Ehepartner haften nicht für voreheliche Schulden des andern. So steht es im Zivilgesetzbuch. Doch die Thurgauer Gemeinde Arbon foutiert sich ums Gesetz: «Sofern die Einkommensverhältnisse dies zulassen, sind bezogene Sozialhilfeleistungen im Rahmen der ehelichen Unterstützungspflicht zurückzubezahlen, auch bei Gütertrennung oder vorehelichen Schulden», meint Hans-Jürg Fenner, Leiter der Sozialen Dienste Arbon. Obschon rechtlich unhaltbar, setzt seine Behörde dieses Argument bei Geldrückforderungen ein. Beispielsweise bei der Familie Susanne und Arno Zessack. Es geht um 21'477 Franken; so viel hatte die damals allein stehende und arbeitslose dreifache Mutter Susanne zwischen 1994 und 1995 von der Gemeinde Arbon erhalten. Seit Wochen versucht das Sozialamt, diesen Betrag von ihr respektive ihrem heutigen Ehemann einzufordern.

«Ich finde das eine Frechheit»
Das Ehepaar wehrt sich, denn Susanne Zessack hat nach wie vor keine eigenen Einkünfte. Sie kümmert sich um ihren jüngsten Sohn und den Haushalt. Und für die vorehelichen Schulden kann ihr Ehegatte nicht in die Pflicht genommen werden. Doch das Amt beharrt auf Rückzahlung, droht gar mit einer Rückerstattungsverfügung. Dass die Behörde keine juristische Handhabe hat, das Geld einzutreiben, bestreitet Amtsleiter Hans-Jürg Fenner.

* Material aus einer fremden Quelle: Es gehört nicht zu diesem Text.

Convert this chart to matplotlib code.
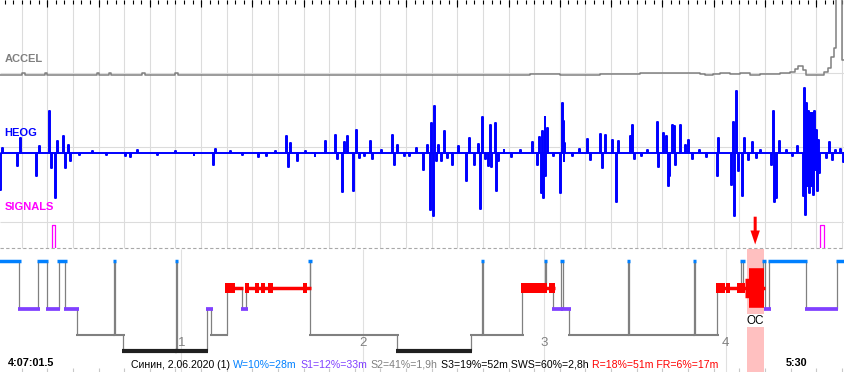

Die Familie ist wohl nicht die einzige, die so drangsaliert wird: Im Herbst 2005 begann das Amt, die Rückerstattung von Sozialhilfeleistungen «systematisch zu bewirtschaften», wie es gegenüber dem Beobachter festhält. «Ich finde es eine Frechheit, dass das Amt ohne Rechtsgrundlage versucht, Leute so lange einzuschüchtern, bis sie bezahlen», ärgert sich Susanne Zessack über die Vorgehensweise. Davon will Sozialvorsteher Fenner nichts wissen: «Unser Ziel ist die Rückerstattung von Sozialhilfeleistungen, deshalb gehen wir direkt und offen auf unsere Klientschaft zu. Mit Einschüchterung hat das gar nichts zu tun.»